Listen Live
Praise 102.5 Featured Video

Source: BDLM / Getty

Making the decision to move to a new city requires a lot of soul searching, consideration and planning to make things work out seamlessly. There is the proper way of doing things, which includes, but is not limited to, visiting the potential new jurisdiction of residence, attending networking functions and/or joining list-serves that offer important information about a particular city and all that is has to offer and consulting with friends and family who may just happen to live there.

MUST READ: Networking Vs. Classifieds: What’s The Best Approach For Finding A New Job?

Even if you do all of the above, the most important factor for relocation is getting a new job there before you move. This would make all of the sense in the world, right?

Well, sometimes, it doesn’t work that way.

I moved to New York City with no job and no prospects, $2,500 to my name, 2 line sisters as roommates and lots of prayers and well wishes from my friends and family. As soon as I learned that I passed the New York Bar Exam, I stepped out on faith and just left Houston, TX. Faith pushed me to move to this city, since I always wanted to reside in it and faith (and a few coins here and there from my mother) kept me here despite the many trials and tribulations I have experienced, especially in the workforce. I ultimately landed a gig about three months after moving to New York and I have not looked back since.

There is no “one way” of achieving a particular goal, so if you are desiring to move to a new city, and you ain’t bout that “Living On A Prayer” life, as far as employment is concerned, here are a few tips to search for that ultimate job that will allow you to make moves:

1. Make the decision and stick to it.

Do not let the opinions of others sway you! After expressing my desire to move to New York to a friend who lived in Houston, he snidely replied, “Why be a little fish in a big pond, when you can be a big fish in a little pond. Baby girl, you ain’t ready for New York.” Big city living in over priced/under spaced cities is not for everybody. The same can be said for those who prefer living in nicely manicured neighborhoods where everyone has a fence and a driveway. Your preference is your preference, so stick to it.

2. Start asking around.

Put it out there to everyone you know, and their networks as well, that you are looking to make a move to a new city and you are searching for a new job. With social media, yahoo and What’s App groups, keeping everyone connected, it takes no time to reach out to former classmates and colleagues in that city about any opportunities within their company.

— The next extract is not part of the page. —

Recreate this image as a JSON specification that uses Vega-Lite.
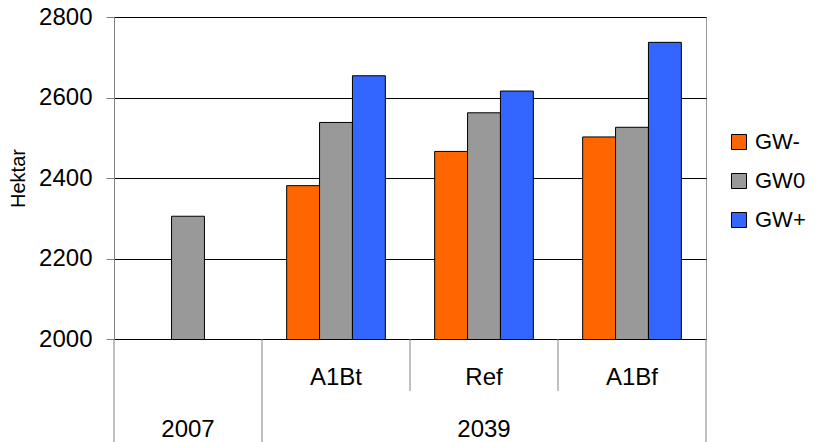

3. Update your resume and LinkedIn profile.

If you are applying to jobs, be certain to include language that you are open to relocation. You may also want to include under your current address that you will be relocating to that particular city in the near future. (i.e. – “Relocating to Charlotte, NC Winter 2015”) or set your profile to state that you actually live in the area in which you are attempting to move to.

4. Seek recruiters in the area.

It is very easy to find anything you need on the Internet. Do a thorough search for recruiters in both the city and fields you are interested in. Reach out to them and let them know you plans and interests as it pertains to landing a new job. Recruiters are always looking for new talent, so you may be just the phone call or email they were waiting on!

5. Save money for travel.

Every job will not pay for your travel to come in for an interview and some jobs will not entertain the idea of a Skype interview either. To ensure you are ready for action once you get that call to come in, have a few coins saved up just in case you have to call in sick to your present job to hop on a red-eye to your destiny.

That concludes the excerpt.